Most content programmes fail the same way: a blog with two hundred loosely related posts, none of them ranking for anything meaningful. The instinct to publish more — more topics, more volume, more variety — is exactly wrong. Search engines don't reward breadth. They reward demonstrated expertise on a topic. Topic cluster architecture is the structural approach that turns scattered content into that demonstrated expertise.
What a Topic Cluster Actually Is
A topic cluster is a group of closely related pieces of content that are architecturally connected through internal links. At the centre is a pillar page: a comprehensive, long-form resource that targets a broad head-term keyword. Around it orbit cluster pages — individual articles or guides that each target a specific subtopic or long-tail variation of the pillar theme. Every cluster page links back to the pillar. The pillar links out to every cluster page. The result is a web of internally linked content that signals to search engines: this site has deep, coordinated expertise on this topic.

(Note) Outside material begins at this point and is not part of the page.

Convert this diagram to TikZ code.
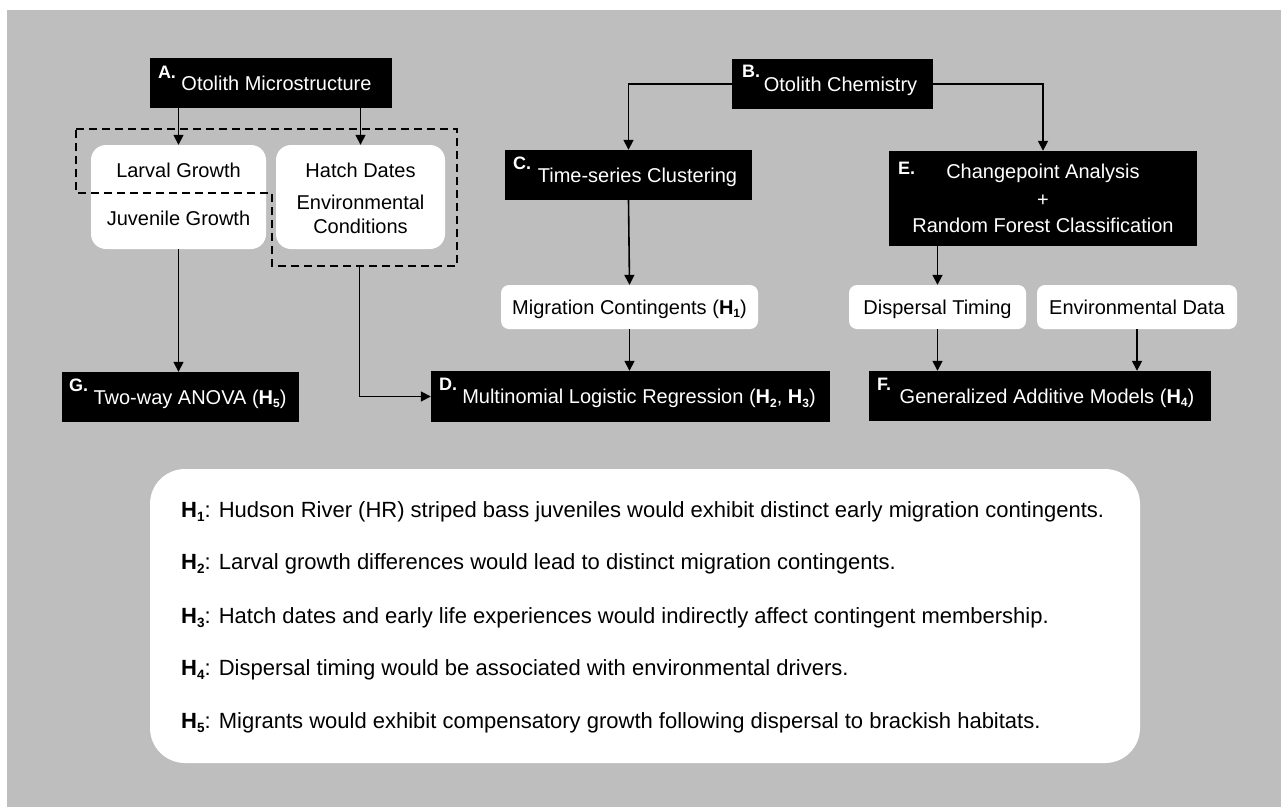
\documentclass[tikz,border=0pt]{standalone}
\usepackage{fontspec}
\setmainfont{Liberation Sans}
\usetikzlibrary{arrows.meta}
\newcommand{\Hsub}[1]{\textbf{H}\raisebox{-3.5pt}{\fontsize{12}{12}\selectfont\bfseries #1}}
\newcommand{\Hbig}[1]{\textbf{H}\raisebox{-4pt}{\fontsize{13.5}{13.5}\selectfont\bfseries #1}}
\begin{document}
\begin{tikzpicture}[x=1pt,y=-1pt,
  blk/.style={fill=black,text=white,inner sep=0pt,font=\fontsize{20}{24}\selectfont,text height=14pt,text depth=0pt},
  wht/.style={fill=white,rounded corners=8pt,inner sep=0pt,font=\fontsize{20}{24}\selectfont,text height=14pt,text depth=0pt},
  lab/.style={text=white,font=\fontsize{18}{18}\selectfont\bfseries,inner sep=0pt,anchor=north west},
  txt/.style={font=\fontsize{20}{24}\selectfont,inner sep=0pt,text height=14pt,text depth=0pt},
  hyp/.style={font=\fontsize{22}{26}\selectfont,inner sep=0pt,anchor=base west},
  arr/.style={line width=1.6pt,-{Triangle[length=10pt,width=10pt]}},
  dsh/.style={line width=1.6pt,dash pattern=on 8pt off 5pt}
]
\useasboundingbox (0,0) rectangle (1281,807);
\fill[fill={rgb,255:red,190;green,190;blue,190}] (7,10) rectangle (1281,807);

% black boxes
\node[blk,minimum width=242pt,minimum height=50pt] (A) at (271,83) {\hspace*{11pt}Otolith Microstructure};
\node[blk,minimum width=201pt,minimum height=50pt] (B) at (832.5,84) {\hspace*{16pt}Otolith Chemistry};
\node[blk,minimum width=247pt,minimum height=50pt] (C) at (628.5,175) {\hspace*{18pt}Time-series Clustering};
\node[blk,minimum width=308pt,minimum height=95pt] (E) at (1043,198.5) {};
\node[blk,minimum width=237pt,minimum height=50pt] (G) at (180.5,397) {\hspace*{19pt}Two-way ANOVA (\Hsub{5})};
\node[blk,minimum width=399pt,minimum height=51pt] (D) at (630.5,396.5) {\hspace*{17pt}Multinomial Logistic Regression (\Hsub{2}, \Hsub{3})};
\node[blk,minimum width=342pt,minimum height=50pt] (F) at (1040,396) {\hspace*{14pt}Generalized Additive Models (\Hsub{4})};

\node[lab] (Al) at ([xshift=8pt,yshift=-8pt]A.north west) {A.};
\node[lab] (Bl) at ([xshift=10pt,yshift=-6pt]B.north west) {B.};
\node[lab] (Cl) at ([xshift=8pt,yshift=-7pt]C.north west) {C.};
\node[lab] (El) at ([xshift=9pt,yshift=-11pt]E.north west) {E.};
\node[lab] (Gl) at ([xshift=7pt,yshift=-7pt]G.north west) {G.};
\node[lab] (Dl) at ([xshift=8pt,yshift=-7pt]D.north west) {D.};
\node[lab] (Fl) at ([xshift=8pt,yshift=-7pt]F.north west) {F.};

\node[txt,text=white] (E1) at (1043,171.5) {Changepoint Analysis};
\node[txt,text=white] (E2) at (1043,199) {+};
\node[txt,text=white] (E3) at (1043,225) {Random Forest Classification};

% white boxes
\node[wht,rounded corners=15pt,minimum width=175pt,minimum height=104pt] (LJ) at (178.5,197) {};
\node[wht,rounded corners=15pt,minimum width=169pt,minimum height=104pt] (HE) at (360.5,197) {};
\node[txt] (LJ1) at (178.5,170) {Larval Growth};
\node[txt] (LJ2) at (178.5,218.5) {Juvenile Growth};
\node[txt] (HE1) at (360.5,170) {Hatch Dates};
\node[txt] (HE2) at (360.5,202.5) {Environmental};
\node[txt] (HE3) at (360.5,226.5) {Conditions};

\node[wht,minimum width=257pt,minimum height=44pt] (MC) at (629.5,307) {Migration Contingents (\Hsub{1})};
\node[wht,minimum width=177pt,minimum height=44pt] (DT) at (937.5,307) {Dispersal Timing};
\node[wht,minimum width=200pt,minimum height=44pt] (ED) at (1137,307) {Environmental Data};

% dashed grouping
\draw[dsh] (76,129) -- (457,129) -- (457,266) -- (272,266) -- (272,193) -- (76,193) -- cycle;
\coordinate (dashbot) at (359.5,266);

% connectors
\draw[arr] (LJ.north |- A.south) -- (LJ.north);
\draw[arr] (HE.north |- A.south) -- (HE.north);
\draw[arr] (B.west) -| (C.north);
\draw[arr] (B.east) -| (E.north);
\draw[arr] (C.south) -- (MC.north);
\draw[arr] (MC.south) -- (MC.south |- D.north);
\draw[arr] (DT.north |- E.south) -- (DT.north);
\draw[arr] (DT.south) -- (DT.south |- F.north);
\draw[arr] (ED.south) -- (ED.south |- F.north);
\draw[arr] (LJ.south) -- (LJ.south |- G.north);
\draw[arr] (dashbot) |- (D.west);

% hypotheses
\node[fill=white,rounded corners=35pt,minimum width=990pt,minimum height=294pt,inner sep=0pt] (HY) at (645,616) {};
\node[hyp] (H1) at (181,517) {\Hbig{1}: Hudson River (HR) striped bass juveniles would exhibit distinct early migration contingents.};
\node[hyp] (H2) at (181,569.5) {\Hbig{2}: Larval growth differences would lead to distinct migration contingents.};
\node[hyp] (H3) at (181,623) {\Hbig{3}: Hatch dates and early life experiences would indirectly affect contingent membership.};
\node[hyp] (H4) at (181,675.5) {\Hbig{4}: Dispersal timing would be associated with environmental drivers.};
\node[hyp] (H5) at (181,728) {\Hbig{5}: Migrants would exhibit compensatory growth following dispersal to brackish habitats.};
\end{tikzpicture}
\end{document}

Why Random Blog Posts Don't Build Authority
A standalone post on 'how to improve your email open rates' lives in isolation. It has to earn its own authority entirely from external links and on-page relevance signals. Competing against a site that has a pillar page on email marketing and twenty cluster articles covering every aspect of the topic — deliverability, subject lines, segmentation, A/B testing, reactivation campaigns — the standalone post is at a structural disadvantage regardless of its quality.
Google's systems are increasingly sophisticated at evaluating topical authority — the degree to which a site comprehensively covers a subject. Internal linking patterns are one of the signals that inform this evaluation. A site where every piece of content on a topic connects to every other piece sends a structurally different signal than a site with the same content published as isolated posts.
The Architecture of a Topic Cluster
The Pillar Page
The pillar page targets your primary keyword — typically a broad, high-volume term that would be nearly impossible to rank for with a single blog post. Examples: 'SEO strategy', 'email marketing', 'content marketing'. The pillar page doesn't try to be the definitive 10,000-word guide on every nuance. Instead, it provides a comprehensive overview of the topic, covers all major subtopics at a summary level, and uses each subtopic section as an opportunity to link to the cluster article that covers it in depth. Length typically runs 2,000–4,000 words.
Cluster Content — The Supporting Pages
Each cluster article goes deep on one specific subtopic or long-tail variation. For an SEO strategy pillar, cluster articles might cover: technical SEO audits, keyword research methodology, link building tactics, local SEO for service businesses, Core Web Vitals optimisation, and content strategy for SEO. Each of these can rank for its own specific query while simultaneously strengthening the pillar through its internal link back to the parent.
Internal Linking — The Connective Tissue
The linking structure is what makes a cluster a cluster rather than just related articles that happen to share a theme. Every cluster page must link to the pillar — ideally using the pillar's target keyword as anchor text. The pillar must link to every cluster page in the relevant section. This bi-directional linking passes authority in both directions and creates a clear signal of topical relationship.
How to Map Your First Cluster
- Choose a topic your business has genuine authority to speak on — something your customers ask about and that relates directly to your service offering.
- Identify the head-term keyword for your pillar using keyword research tools. This should have meaningful search volume and clear informational intent.
- Map 8–15 subtopics using 'People also ask', competitor content gap analysis, and your own customer conversations. Each becomes a cluster article.
- Audit existing content. You likely already have blog posts that could be retrofitted as cluster articles with an internal linking update — this is often faster than writing from scratch.
- Build the pillar page first. Cluster articles published before the pillar exists have nowhere to point — you lose the structural benefit until the pillar is live.
What Good Pillar Content Looks Like
The pillar page is not a blog post with a slightly longer word count. It's a structured reference document. It should: answer the core question of the topic completely at a surface level, use clear heading structure that mirrors the subtopics covered in cluster articles, include a table of contents for navigability, provide genuine value on its own (not just a list of links to other articles), and be updated as the topic evolves. Think of it as the permanent, authoritative version of your position on the topic — not a snapshot of your thinking in Q3 of a given year.
The Timeline for Results
Topic clusters are not a quick-win play. In competitive niches, expect 4–6 months before the pillar starts to move into meaningful positions for its head-term. Cluster articles targeting long-tail variations will often rank faster — sometimes within 6–8 weeks of publication. The pattern we consistently see: long-tail cluster articles rank first and deliver early traffic, the pillar accumulates internal and external authority over months, and then the pillar surges in rankings as the cluster's collective authority builds.
The Compounding Effect
A topic cluster built and maintained properly becomes a genuine competitive moat. Once a pillar page ranks in positions 1–3 for a high-volume term, maintaining that position requires relatively little effort — refreshes, not rewrites. The cluster articles keep generating long-tail traffic. New cluster articles published in the future benefit immediately from the pillar's existing authority. This is what compounding looks like in organic search: the same content keeps earning, and new content earns faster because it inherits the cluster's established authority.